# espon printer compare with plastisol when using a heat press



## Dave 2006 (Apr 13, 2006)

*Re: where to have heat transfers made*



> Most people just print the transfers themselves with an epson or HP printer and the right inks.


i was just curious about how does the process of using an espon printer compare with plastisol when using a heat press? is it safe to say that the printer will produces a better looking (details and gradients), but not be as strong as the plastisol. is the ink used in the espon printers similar to the plastisol ink?


----------



## Solmu (Aug 15, 2005)

*Re: where to have heat transfers made*



Dave 2006 said:


> i was just curious about how does the process of using an espon printer compare with plastisol when using a heat press? is it safe to say that the printer will produces a better looking (details and gradients), but not be as strong as the plastisol. is the ink used in the espon printers similar to the plastisol ink?

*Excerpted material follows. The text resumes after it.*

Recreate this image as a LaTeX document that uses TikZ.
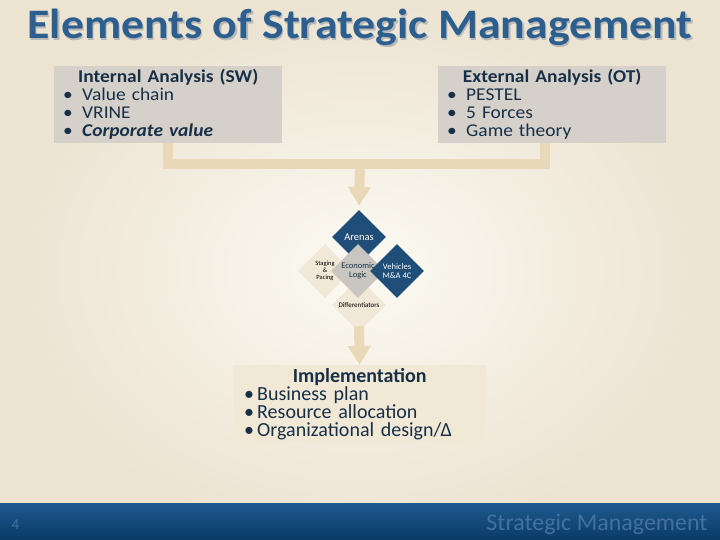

It depends what you mean by "better looking".

You seem to be looking at it at an ink level - at that level the ink in an Epson printer is not at all similar to Plastisol, and no it won't be "better looking", but rather much much worse. If you take a very simple design (I [heart] NY for example) and print it with plastisol and with Epson ink, the plastisol will look a lot better.

_However_, that's on a level playing field. If you're comparing full colour shirts, shirts with gradients (as you mentioned), etc. then the heat press result is going to be _much_ more practical. You _could_ still produce a better looking print using plastisol ink (although probably not with a transfer), but it would cost you upwards of five times as much. Realistically, most people using plastisol will restrict their palette to keep costs down to a point where profit can still be made.

Plastisol isn't just stronger - it has very good opacity. For a t-shirt print that you want to read well (high contrast, visibility, etc.) that's generally a big plus. There's no getting around the fact that plastisol will give you superior results, but that's not the only practicality in printing a shirt.


----------